"Even the saliva in my mouth would make me throw up and I couldn't face the slightly amount of noise or light without being sick," says Jo, whose entire pregnancy was spent either bedbound at home or in hospital.
My baby could not have been more wanted, but those nine months were the most harrowing, painful and lonely of my life. I had to lie in a darkened room with two layers of dark towels at the window to stop the light.
"I couldn't speak because it would produce saliva. I couldn't read texts or watch telly and going to the toilet was a huge ordeal which involved me crawling across the floor, usually being sick several times along the way. It was the most isolating experience you could imagine."
In many ways, it's incredible that Jo's baby was born at all. Indeed, such were the sickness levels of her previous pregnancy that she'd felt she had no choice but to go through the traumatic and devastating experience of an abortion.
She explains: "From just four weeks into my first pregnancy, every hour of every day was spent feeling sick or being sick. By five weeks, I'd become so dehydrated, I wound up on a drip in hospital and by seven-and-a-half weeks I had become seriously ill. Nobody was offering me any explanation or treatment and it felt genuinely dangerous."
In fact, one gynaecologist told her it was all in her head and that he'd like to refer her to the psychiatric team. "I thought, if these professionals can't help me, no-one can. It was dreadful."
Such was the trauma of terminating the pregnancy, Jo needed counselling. It was only when she'd come out of this and later learned she hadn't been suffering from morning sickness at all – but an extreme form of pregnancy sickness called Hyperemesis Gravidarum – that she even considered trying for a family again.

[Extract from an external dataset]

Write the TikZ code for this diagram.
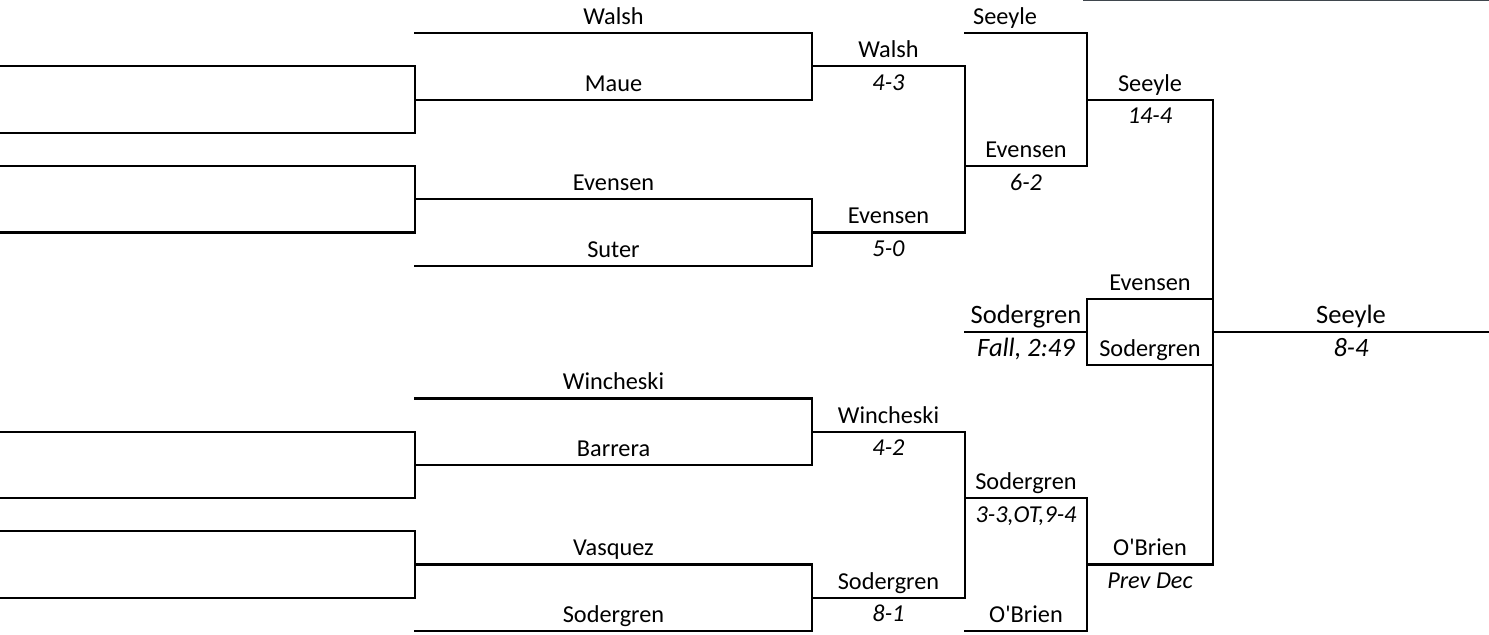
\documentclass[tikz,border=0pt]{standalone}
\usepackage{fontspec}
\setmainfont{Carlito}
\usetikzlibrary{calc}

\tikzset{
  bline/.style={line width=2.2pt, line join=miter, line cap=rect},
  wname/.style={anchor=base, inner sep=0pt, yshift=8.5pt, font=\fontsize{24.3}{29}\selectfont},
  wscore/.style={anchor=base, inner sep=0pt, yshift=-24pt, font=\fontsize{24.3}{29}\selectfont\itshape},
  bigname/.style={wname, font=\fontsize{26.5}{32}\selectfont},
  bigscore/.style={wscore, font=\fontsize{26.5}{32}\selectfont\itshape},
}

\begin{document}
\begin{tikzpicture}[x=1pt, y=-33.2pt]
  \useasboundingbox (0,0) rectangle (1489,19.126);

  % strip at the top edge
  \draw[line width=1.4pt, black!80!cyan] (1083,0.02) -- (1489,0.02);

  % first round
  \foreach \r in {2,5,13,16}
      \draw[bline] (0,\r) -- (415,\r) -- (415,\r+2) -- (0,\r+2);
  \foreach \r in {1,8,12,19}
      \draw[bline] (415,\r) -- (812,\r);

  % second round
  \foreach \r in {1,6,12,17}
      \draw[bline] (415,\r) -- (812,\r) -- (812,\r+2) -- (415,\r+2);
  \foreach \r in {2,7,13,18}
      \draw[bline] (812,\r) -- (965,\r);

  % third round
  \draw[bline] (812,2) -- (965,2) -- (965,7) -- (812,7);
  \draw[bline] (812,13) -- (965,13) -- (965,18) -- (812,18);
  \foreach \r in {5,10,15}
      \draw[bline] (965,\r) -- (1087,\r);

  % fourth round
  \draw[bline] (965,1) -- (1087,1) -- (1087,5) -- (965,5);
  \draw[bline] (1213,9) -- (1087,9) -- (1087,11) -- (1213,11);
  \draw[bline] (965,19) -- (1087,19) -- (1087,15) -- (965,15);
  \foreach \r in {3,17}
      \draw[bline] (1087,\r) -- (1213,\r);

  % final
  \draw[bline] (1087,3) -- (1213,3) -- (1213,17) -- (1087,17);
  \draw[bline] (1213,10) -- (1489,10);

  % names on the first lines
  \node[wname] (walshA) at (613.5,1) {Walsh};
  \node[wname] (maueA) at (613.5,3) {Maue};
  \node[wname] (evensenA) at (613.5,6) {Evensen};
  \node[wname] (suterA) at (613.5,8) {Suter};
  \node[wname] (winchA) at (613.5,12) {Wincheski};
  \node[wname] (barreraA) at (613.5,14) {Barrera};
  \node[wname] (vasquezA) at (613.5,17) {Vasquez};
  \node[wname] (sodergrenA) at (613.5,19) {Sodergren};

  % second round winners
  \node[wname] (walshB) at (888.5,2) {Walsh};
  \node[wscore] (walshBs) at (888.5,2) {4-3};
  \node[wname] (evensenB) at (888.5,7) {Evensen};
  \node[wscore] (evensenBs) at (888.5,7) {5-0};
  \node[wname] (winchB) at (888.5,13) {Wincheski};
  \node[wscore] (winchBs) at (888.5,13) {4-2};
  \node[wname] (sodergrenB) at (888.5,18) {Sodergren};
  \node[wscore] (sodergrenBs) at (888.5,18) {8-1};

  % third column
  \node[wname, anchor=base west] (seeyleC) at (973,1) {Seeyle};
  \node[wname] (evensenC) at (1026,5) {Evensen};
  \node[wscore] (evensenCs) at (1026,5) {6-2};
  \node[bigname] (sodergrenC) at (1026,10) {Sodergren};
  \node[bigscore] (sodergrenCs) at (1026,10) {Fall, 2:49};
  \node[wname] (sodergrenD) at (1026,15) {Sodergren};
  \node[wscore] (sodergrenDs) at (1026,15) {3-3,OT,9-4};
  \node[wname] (obrienC) at (1026,19) {O\textquotesingle Brien};

  % fourth column
  \node[wname] (seeyleD) at (1150,3) {Seeyle};
  \node[wscore] (seeyleDs) at (1150,3) {14-4};
  \node[wname] (evensenD) at (1150,9) {Evensen};
  \node[wname] (sodergrenE) at (1150,11) {Sodergren};
  \node[wname] (obrienD) at (1150,17) {O\textquotesingle Brien};
  \node[wscore] (obrienDs) at (1150,17) {Prev Dec};

  % champion
  \node[bigname] (seeyleE) at (1351,10) {Seeyle};
  \node[bigscore] (seeyleEs) at (1351,10) {8-4};
\end{tikzpicture}
\end{document}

In fact, it is this royal experience that has dramatically raised awareness of the condition. "But this was a few years before when there was such ignorance, not just among the public but medical professionals.
"I had to do vast amounts of research to find a specialist who was successful in getting women through these pregnancies and only then did I dare try again for a baby," says Jo.
"It certainly felt safer with him looking out for me. At one point, I was on seven different types of anti-sickness medications and steroids," she says.
But despite the medical interventions, by six months Jo had both liver and kidney problems and by 30 weeks, her baby was potentially in danger as her waters broke. Two weeks later, she was given an emergency C-section, after which she weighed less than she did when she first became pregnant.
As is the case for most women with Hyperemesis Gravidarum, the moment the placenta was removed, the sickness went. "It was extraordinary, it going away so quickly. But because my daughter had to stay in hospital for six weeks, it wasn't the joyous moment it should have been."
She's three now and doing well, particularly for a premature baby. "I feel very blessed," says Jo. But the Hyperemesis Gravidarum isn't all behind her, even now. "I have problems with my oesophagus, because of it," she explains.
Her mental health suffered for some time too. "I had panic attacks and severe flashbacks to my pregnancy. I was diagnosed with post-traumatic stress disorder as a direct result of the Hyperemesis Gravidarum. Cognitive behavioural therapy was a godsend."
Whilst Jo's story is at the extreme end of the Hyperemesis Gravidarum spectrum, Caitlin Dean, author of Hyperemesis Gravidarum: The Definitive Guide and founder of the charity Pregnancy Sickness Support, says she has heard tales like this more times than she can remember.
"This is a debilitating condition and there is often no relief, even for a few minutes, from the awful feeling of nausea. No wonder so many women seek a termination of their wanted and tried for baby, as the only way out when doctors won't prescribe the safe and effective treatments available.
"Some doctors even suggest it instead of medication and women are made to fear for their lives while simultaneously being made to feel guilty. I know some women who have never had a baby because of it, while many others stop at one," she explains.
As awareness of the condition continues to grow, Caitlin hopes that more people are sympathetic and more medical professions recognise it at an earlier stage.
You wouldn't believe how many people tell women with Hyperemesis Gravidarum to pull themselves together and try ginger or that they'll be fine at 12 weeks. But this isn't morning sickness. If you met someone with a broken leg, you wouldn't say, 'Oh yes, I stubbed my toe once.'
It's not helped by the fact that many women themselves don't realise they have it. "Most women expect a certain level of sickness. It's seen as a bit of a rite of passage with pregnancy and the first time you throw up can even be exciting because it proves things are working as they should.
"But if it gets to point where you are struggling to manage it, and no self-help techniques are working, then it's probably a sign that it's on its way to becoming Hyperemesis Gravidarum."
Because early intervention can stop it actually turning to Hyperemesis Gravidarum, Caitlin's advice is to seek advice as early as possible. "If you just put up with it, you end up dehydrated and losing too much weight, at which point it can be more difficult to treat."
Whatever stage it's recognised, women should realise they're not alone and there is support, says Caitlin. "Our charity provides information and peer support. Together with the growing awareness and improving medical treatments, this means that the future is looking better than it ever has before."